What needs to be done => Can you set down, exactly as they appear below, the lines from the opening of the material through the one bearing "Pie, Cell, Legend", minus the pictures?
● ● ● ● ●
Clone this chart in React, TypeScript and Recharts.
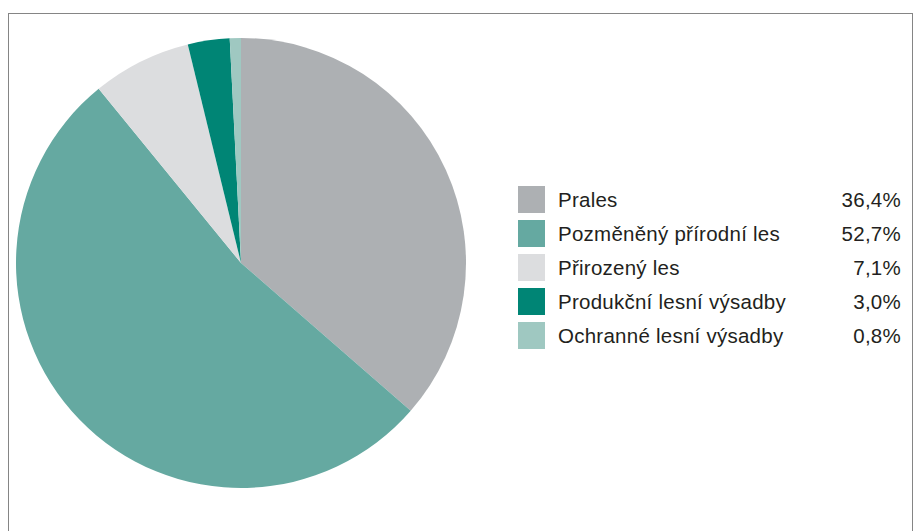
import { PieChart, Pie, Cell, Legend } from 'recharts';

// Forest structure shares (%)
const categories = [
  'Prales',
  'Pozměněný přírodní les',
  'Přirozený les',
  'Produkční lesní výsadby',
  'Ochranné lesní výsadby',
];
const shares = [36.4, 52.7, 7.1, 3.0, 0.8];
const shareLabels = ['36,4%', '52,7%', '7,1%', '3,0%', '0,8%'];

const COLORS = ['#adb0b3', '#65a9a1', '#dcdddf', '#008575', '#9fc8c1'];

const FONT = '"Liberation Sans", Arial, sans-serif';

const pieData = categories.map((name, i) => ({ name, value: shares[i], label: shareLabels[i] }));

const LegendTable = () => (
  <div style={{ fontFamily: FONT, fontSize: 20.5, letterSpacing: 0.25, color: '#231f20' }}>
    {pieData.map((d, i) => (
      <div
        key={d.name}
        style={{ display: 'flex', alignItems: 'center', height: 27, marginBottom: 7 }}
      >
        <div style={{ width: 27, height: 27, background: COLORS[i], flexShrink: 0 }} />
        <span style={{ marginLeft: 13, flex: 1 }}>{d.name}</span>
        <span>{d.label}</span>
      </div>
    ))}
  </div>
);

export default function App() {
  return (
    <div style={{ position: 'absolute', left: 0, top: 0, width: 917, height: 531, background: '#fff', overflow: 'hidden' }}>
      {/* frame, bottom edge runs off the page */}
      <div
        style={{
          position: 'absolute',
          left: 8,
          top: 13,
          width: 903,
          height: 540,
          border: '1.5px solid #858585',
        }}
      />
      <div style={{ position: 'absolute', left: 0, top: 0 }}>
        <PieChart width={917} height={531} margin={{ top: 0, right: 0, bottom: 0, left: 0 }}>
          <Pie
            data={pieData}
            dataKey="value"
            cx={241}
            cy={263}
            outerRadius={225}
            startAngle={90}
            endAngle={-270}
            stroke="none"
            isAnimationActive={false}
          >
            {pieData.map((entry, i) => (
              <Cell key={`cell-${i}`} fill={COLORS[i]} />
            ))}
          </Pie>
          <Legend
            content={<LegendTable />}
            wrapperStyle={{ position: 'absolute', left: 518, top: 186, width: 383 }}
          />
        </PieChart>
      </div>
    </div>
  );
}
● ● ● ● ●
Exercise solution =>
Clone this chart in React, TypeScript and Recharts.
import { PieChart, Pie, Cell, Legend } from 'recharts';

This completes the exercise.